Mail Server Replacement

     I am going to replace the existing Centos6 based system powering mail.eskimo.com with a brand new Ubuntu 19.10 based system.

     This brings with it immediately only some minor benefits, new stronger key exchange methods for key exchange for example.

     In the longer term it will also bring better spam and virus filtering.

     Because I’ve had this new server on a different hostname and IP address getting it ready, I will need to take the old machine down and then change the hostname and IP address of the temporary name to mail.eskimo.com.

     In addition because of changes in the ownership convention between CentOS6 and Ubuntu, I will need to change the owner on all the list files.  This may take some time so mail lists may be out of service for an hour or more.

     During this interval you will not be able to send mail and you will only be able to read mail via non IMAP based shell mail programs.

 

News

     I will be rebooting all Intel-based servers later this evening or very early Saturday morning (near midnight), in order to load new kernels that address yet another newly discovered Intel exploit.

     When I recompiled the client mail server the day before yesterday, it overwrote the existing aliases file breaking all aliases and mail lists.  This has been fixed.

     If all goes well, and it hasn’t the last two nights, I hope to replace the client mail server, currently based upon Centos6, with a new mail server based upon Ubuntu 19.10.  This will come with some newer spam tools that hopefully will result in fewer abuses like the forgery from mail.eskimo.com alleging that your mail quota was full.

Firewall

     At some point, Canonical, the folks behind the Ubuntu Linux distribution that we use on most of our servers, opted to move where firewalld looks for iptables, iptables-restore, ip6tables, and ip6tables-restore from /sbin to /usr/sbin but neglected to move the actual commands there, thus causing firewalld to fail upon startup.  And rather than no firewall being started it seemed to result in random ports being blocked.

     This condition broke the ftp server ftp.eskimo.com so that it would not function in active mode and sometimes not even in passive mode.  This has been repaired.

     If you are sitting behind NAT on a personal home router and do not have a static IP, you still may need to use passive mode but at least that will work now.

     I also want to remind people that IF you have a public incoming or uploads directory, the mode must NOT offer public read permissions or it will not work.  Our ftp daemon will not allow the use of mode 777 directories since this is used and abused to distribute viruses, pirated software, child porn, and other nefarious content.  Instead these directories should be mode 733, chmod 733 incoming.

Sending Mail Fixed

     Mail.eskimo.com should be completely fixed now but I will be replacing it entirely shortly as it is an old server based upon CentOS6, the only one not modernized, and I am preparing a new server to completely replace it which will be based upon the current release of Ubuntu and upgraded as Ubuntu upgrades.
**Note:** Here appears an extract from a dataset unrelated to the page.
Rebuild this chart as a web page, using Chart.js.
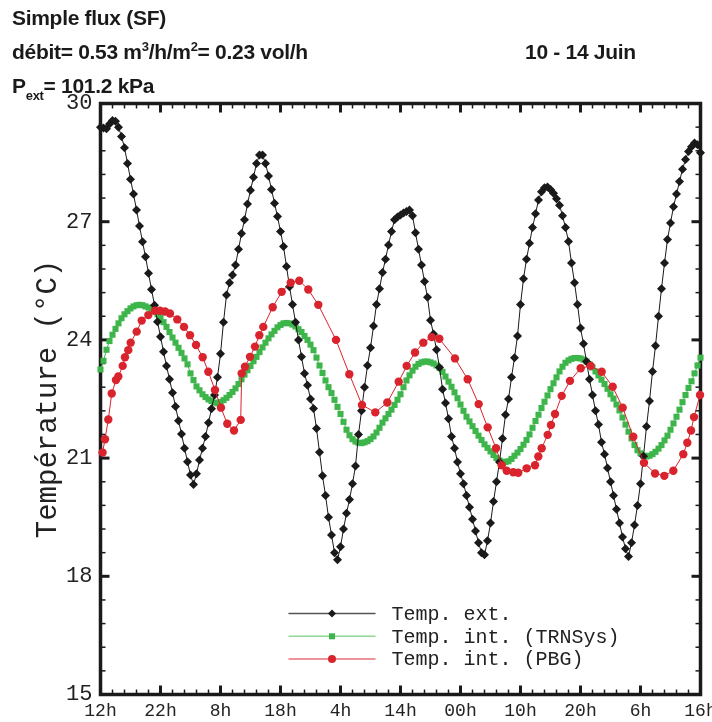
<!DOCTYPE html>
<html>
<head>
<meta charset="utf-8">
<script src="https://cdn.jsdelivr.net/npm/chart.js@4.4.1/dist/chart.umd.min.js"></script>
<style>
  html, body { margin: 0; padding: 0; background: #fff; }
  #wrap { position: relative; width: 712px; height: 722px; }
  canvas { position: absolute; left: 0; top: 0; }
  .hdr { position: absolute; font-family: "Liberation Sans", Arial, sans-serif; font-weight: bold; font-size: 21px; line-height: 24px; color: #1a1a1a; white-space: nowrap; letter-spacing: -0.3px; }
  .hdr sup { font-size: 13px; line-height: 0; vertical-align: 8px; }
  .hdr sub { font-size: 13px; line-height: 0; vertical-align: -7px; }
</style>
</head>
<body>
<div id="wrap">
  <canvas id="tempChart" width="712" height="722"></canvas>
  <div class="hdr" style="left:12px;top:6px">Simple flux (SF)</div>
  <div class="hdr" style="left:12px;top:40px">débit= 0.53 m<sup>3</sup>/h/m<sup>2</sup>= 0.23 vol/h</div>
  <div class="hdr" style="left:525px;top:40px">10 - 14 Juin</div>
  <div class="hdr" style="left:12px;top:74px">P<sub>ext</sub>= 101.2 kPa</div>
</div>
<script>
// hours since 10 June 12h, one reading every half hour for the two first series
const STEP_HOURS = 0.5;

const extTemps = [
    29.40, 29.38, 29.36, 29.48, 29.57, 29.55, 29.40, 29.16, 28.88, 28.48,
    28.08, 27.70, 27.30, 26.89, 26.49, 26.11, 25.69, 25.28, 24.88, 24.46,
    24.08, 23.70, 23.34, 23.00, 22.66, 22.31, 21.95, 21.61, 21.25, 20.91,
    20.57, 20.33, 20.60, 20.95, 21.25, 21.55, 21.90, 22.25, 22.60, 23.05,
    23.65, 24.45, 25.14, 25.45, 25.65, 25.90, 26.30, 26.70, 27.05, 27.45,
    27.80, 28.13, 28.48, 28.69, 28.69, 28.48, 28.16, 27.82, 27.47, 27.13,
    26.75, 26.37, 25.86, 25.35, 24.90, 24.45, 24.00, 23.57, 23.15, 22.85,
    22.50, 22.26, 21.75, 21.15, 20.55, 20.05, 19.50, 19.05, 18.60, 18.42,
    18.75, 19.20, 19.60, 19.95, 20.35, 20.80, 21.60, 22.20, 22.80, 23.35,
    23.80, 24.35, 24.90, 25.30, 25.71, 26.05, 26.41, 26.75, 27.05, 27.12,
    27.17, 27.22, 27.26, 27.30, 27.15, 26.72, 26.30, 25.90, 25.48, 25.08,
    24.50, 24.15, 23.75, 23.30, 22.75, 22.40, 22.00, 21.55, 21.25, 20.90,
    20.60, 20.35, 20.05, 19.75, 19.45, 19.15, 18.85, 18.60, 18.55, 18.90,
    19.35, 19.90, 20.40, 20.90, 21.50, 22.10, 22.50, 23.05, 23.55, 24.10,
    24.90, 25.55, 26.05, 26.45, 26.85, 27.20, 27.55, 27.76, 27.86, 27.88,
    27.82, 27.72, 27.58, 27.42, 27.15, 26.85, 26.50, 25.95, 25.45, 24.90,
    24.30, 23.90, 23.45, 23.00, 22.60, 22.20, 21.85, 21.40, 21.10, 20.75,
    20.40, 20.05, 19.70, 19.35, 19.00, 18.70, 18.50, 18.85, 19.30, 19.80,
    20.35, 21.05, 21.80, 22.45, 23.20, 23.85, 24.60, 25.30, 25.95, 26.55,
    26.97, 27.38, 27.70, 28.02, 28.33, 28.58, 28.78, 28.90, 29.00, 28.95,
    28.75
];

const trnsysTemps = [
    23.25, 23.47, 23.75, 23.97, 24.13, 24.28, 24.42, 24.55, 24.65, 24.73,
    24.80, 24.85, 24.88, 24.89, 24.88, 24.85, 24.82, 24.78, 24.72, 24.65,
    24.57, 24.45, 24.33, 24.20, 24.06, 23.93, 23.80, 23.67, 23.53, 23.38,
    23.15, 22.98, 22.82, 22.72, 22.62, 22.55, 22.49, 22.45, 22.41, 22.39,
    22.42, 22.47, 22.53, 22.60, 22.68, 22.77, 22.88, 23.00, 23.12, 23.23,
    23.34, 23.46, 23.57, 23.69, 23.81, 23.93, 24.04, 24.14, 24.23, 24.32,
    24.38, 24.42, 24.43, 24.42, 24.39, 24.34, 24.27, 24.20, 24.10, 24.00,
    23.88, 23.74, 23.55, 23.35, 23.16, 22.97, 22.80, 22.65, 22.48, 22.30,
    22.12, 21.92, 21.72, 21.58, 21.48, 21.42, 21.39, 21.38, 21.40, 21.43,
    21.48, 21.55, 21.65, 21.77, 21.90, 22.01, 22.12, 22.23, 22.35, 22.48,
    22.62, 22.80, 22.97, 23.10, 23.22, 23.32, 23.39, 23.43, 23.45, 23.45,
    23.43, 23.40, 23.35, 23.29, 23.19, 23.07, 22.94, 22.81, 22.67, 22.52,
    22.36, 22.20, 22.05, 21.93, 21.81, 21.69, 21.57, 21.46, 21.35, 21.26,
    21.17, 21.08, 21.00, 20.94, 20.91, 20.90, 20.92, 20.98, 21.06, 21.14,
    21.23, 21.34, 21.46, 21.60, 21.77, 21.94, 22.10, 22.27, 22.43, 22.59,
    22.75, 22.90, 23.05, 23.20, 23.32, 23.42, 23.48, 23.52, 23.54, 23.54,
    23.53, 23.50, 23.45, 23.38, 23.30, 23.20, 23.10, 22.99, 22.88, 22.76,
    22.62, 22.51, 22.36, 22.21, 22.03, 21.85, 21.67, 21.50, 21.33, 21.20,
    21.12, 21.06, 21.04, 21.06, 21.10, 21.16, 21.24, 21.33, 21.45, 21.57,
    21.72, 21.88, 22.05, 22.23, 22.42, 22.60, 22.78, 22.95, 23.15, 23.35,
    23.55
];

// PBG readings are irregular, so they keep their own hours
const pbgHours = [
    0.35, 0.75, 1.3, 1.87, 2.58, 2.97, 3.7, 4.08, 4.63, 5.03,
    6.03, 6.87, 7.97, 9.08, 9.92, 10.75, 11.58, 12.8, 13.92, 14.92,
    15.92, 17.03, 17.97, 19.08, 20.08, 21.13, 22.25, 23.37, 23.53, 24.08,
    24.92, 25.75, 26.47, 27.13, 28.7, 30.2, 31.7, 33.13, 34.63, 36.3,
    39.25, 41.47, 43.58, 45.8, 47.8, 49.7, 51.03, 52.42, 53.8, 55.2,
    56.47, 59.08, 61.2, 63.03, 64.53, 65.92, 66.87, 67.7, 68.8, 69.63,
    71.03, 72.42, 72.97, 73.53, 74.53, 75.08, 75.75, 76.87, 78.25, 80.03,
    81.7, 83.53, 85.37, 87.03, 88.8, 90.58, 92.42, 93.97, 95.47, 97.13,
    97.8, 98.42, 98.92, 99.92
];
const pbgTemps = [
    21.14, 21.48, 21.98, 22.64, 22.98, 23.07, 23.34, 23.56, 23.74, 23.93,
    24.21, 24.49, 24.63, 24.74, 24.74, 24.72, 24.67, 24.52, 24.33, 24.12,
    23.87, 23.56, 23.19, 22.73, 22.28, 21.87, 21.70, 21.97, 23.15, 23.32,
    23.57, 23.83, 24.12, 24.33, 24.83, 25.22, 25.45, 25.50, 25.28, 24.89,
    24.00, 23.13, 22.35, 22.16, 22.41, 22.94, 23.34, 23.68, 23.93, 24.07,
    24.03, 23.53, 23.00, 22.37, 21.78, 21.25, 20.82, 20.68, 20.64, 20.63,
    20.74, 20.82, 21.04, 21.25, 21.59, 21.84, 22.12, 22.58, 22.96, 23.28,
    23.34, 23.19, 22.81, 22.28, 21.54, 20.88, 20.61, 20.55, 20.68, 21.10,
    21.39, 21.70, 22.04, 22.60
];

const xTickHours = [0, 10, 20, 30, 40, 50, 60, 70, 80, 90, 100];
const xTickLabels = ['12h', '22h', '8h', '18h', '4h', '14h', '00h', '10h', '20h', '6h', '16h'];
const yTickValues = [15, 18, 21, 24, 27, 30];

const MONO = '"Liberation Mono", "Courier New", monospace';

const toPoints = (temps) => temps.map((t, i) => ({ x: i * STEP_HOURS, y: t }));
const extPoints = toPoints(extTemps);
const trnsysPoints = toPoints(trnsysTemps);
const pbgPoints = pbgHours.map((h, i) => ({ x: h, y: pbgTemps[i] }));

// frame with inward ticks on all four sides
const axisFrame = {
    id: 'axisFrame',
    beforeDatasetsDraw(chart) {
        const { ctx, chartArea: a, scales: { x, y } } = chart;
        const seg = (x1, y1, x2, y2) => { ctx.beginPath(); ctx.moveTo(x1, y1); ctx.lineTo(x2, y2); ctx.stroke(); };
        ctx.save();
        ctx.strokeStyle = '#1a1a1a';

        ctx.lineWidth = 1.5;
        for (let h = 2; h < 100; h += 2) {
            if (h % 10 === 0) continue;
            const px = x.getPixelForValue(h);
            seg(px, a.bottom, px, a.bottom - 5);
            seg(px, a.top, px, a.top + 5);
        }
        for (let i = 1; i < 25; i++) {
            if (i % 5 === 0) continue;
            const py = y.getPixelForValue(15 + i * 0.6);
            seg(a.left, py, a.left + 5, py);
            seg(a.right, py, a.right - 5, py);
        }

        ctx.lineWidth = 3;
        xTickHours.forEach(h => {
            const px = x.getPixelForValue(h);
            seg(px, a.bottom, px, a.bottom - 9);
            seg(px, a.top, px, a.top + 9);
        });
        yTickValues.forEach(t => {
            const py = y.getPixelForValue(t);
            seg(a.left, py, a.left + 9, py);
            seg(a.right, py, a.right - 9, py);
        });

        ctx.lineWidth = 3.5;
        ctx.strokeRect(a.left, a.top, a.right - a.left, a.bottom - a.top);
        ctx.restore();
    }
};

// legend box drawn inside the plot, bottom centre
const innerLegend = {
    id: 'innerLegend',
    afterDatasetsDraw(chart) {
        const { ctx, chartArea: a } = chart;
        const rows = [
            { text: 'Temp. ext.', line: '#555555', fill: '#1a1a1a', shape: 'diamond' },
            { text: 'Temp. int. (TRNSys)', line: '#8fd694', fill: '#3db54a', shape: 'square' },
            { text: 'Temp. int. (PBG)', line: '#e8707a', fill: '#d9232d', shape: 'circle' }
        ];
        const x0 = a.left + 188, x1 = a.left + 275, xm = (x0 + x1) / 2;
        ctx.save();
        ctx.font = '20px ' + MONO;
        ctx.textBaseline = 'middle';
        rows.forEach((r, i) => {
            const yy = a.top + 510 + i * 22.8;
            ctx.strokeStyle = r.line;
            ctx.lineWidth = 1.5;
            ctx.beginPath(); ctx.moveTo(x0, yy); ctx.lineTo(x1, yy); ctx.stroke();
            ctx.fillStyle = r.fill;
            ctx.beginPath();
            if (r.shape === 'diamond') {
                ctx.moveTo(xm, yy - 4); ctx.lineTo(xm + 4, yy); ctx.lineTo(xm, yy + 4); ctx.lineTo(xm - 4, yy);
                ctx.closePath();
            } else if (r.shape === 'square') {
                ctx.rect(xm - 3, yy - 3, 6, 6);
            } else {
                ctx.arc(xm, yy, 4, 0, Math.PI * 2);
            }
            ctx.fill();
            ctx.fillStyle = '#222';
            ctx.fillText(r.text, a.left + 291, yy + 1);
        });
        ctx.restore();
    }
};

const ctx = document.getElementById('tempChart').getContext('2d');
new Chart(ctx, {
    type: 'line',
    data: {
        datasets: [
            {
                label: 'Temp. ext.',
                data: extPoints,
                borderColor: '#1a1a1a',
                backgroundColor: '#1a1a1a',
                borderWidth: 1,
                pointStyle: 'rectRot',
                pointRadius: 4.5,
                pointBorderWidth: 0,
                order: 1,
                clip: false
            },
            {
                label: 'Temp. int. (TRNSys)',
                data: trnsysPoints,
                borderColor: '#3db54a',
                backgroundColor: '#3db54a',
                borderWidth: 1,
                pointStyle: 'rect',
                pointRadius: 4.3,
                pointBorderWidth: 0,
                order: 2,
                clip: false
            },
            {
                label: 'Temp. int. (PBG)',
                data: pbgPoints,
                borderColor: '#d9232d',
                backgroundColor: '#d9232d',
                borderWidth: 1,
                pointStyle: 'circle',
                pointRadius: 4.2,
                pointBorderWidth: 0,
                order: 0,
                clip: false
            }
        ]
    },
    options: {
        responsive: false,
        animation: false,
        layout: { padding: { top: 103.5, right: 11.5, left: 0, bottom: 0 } },
        plugins: { legend: { display: false }, tooltip: { enabled: false } },
        scales: {
            x: {
                type: 'linear',
                min: 0,
                max: 100,
                grid: { display: false, drawTicks: false },
                border: { display: false },
                afterBuildTicks: s => { s.ticks = xTickHours.map(v => ({ value: v })); },
                afterFit: s => { s.height = 27.5; s.paddingLeft = 0; s.paddingRight = 0; },
                ticks: {
                    autoSkip: false,
                    maxRotation: 0,
                    padding: 6,
                    color: '#222',
                    font: { family: MONO, size: 18 },
                    callback: (v, i) => xTickLabels[i]
                }
            },
            y: {
                min: 15,
                max: 30,
                grid: { display: false, drawTicks: false },
                border: { display: false },
                afterBuildTicks: s => { s.ticks = yTickValues.map(v => ({ value: v })); },
                afterFit: s => { s.width = 100.5; },
                ticks: {
                    padding: 8,
                    color: '#222',
                    font: { family: MONO, size: 22 }
                },
                title: {
                    display: true,
                    text: 'Température (°C)',
                    color: '#222',
                    font: { family: MONO, size: 29 },
                    padding: { top: 31, bottom: 0 }
                }
            }
        }
    },
    plugins: [axisFrame, innerLegend]
});
</script>
</body>
</html>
      In the meantime however, I have replaced postfix with the most current version, 3.4.7, as well as openssl with 3.0.0, so all modern encryption protocols should now be supported.

Sending Mail – An Update

     Authentication was broken, that is now fixed.  Sending mail will work from local shell servers, from web mail, but NOT from devices off of our local network with encryption.

     I am working on fixing this but unfortunately it is somewhat involved so will take a little bit yet.

Sending Mail – Postfix

     I have discovered that what happened is that last night I recompiled postfix in order to add a needed feature to make it work in some situations that previously it did not.  I was missing a necessary library on the system when I first compiled it and this caused it to omit adding that feature.

     What I did not realize at the time was that installing the newly compiled version would rudely overwrite my existing configuration files.

     I can not boot the backup because init, the master daemon is damaged.  So I am trying to extract the configuration files from the backup.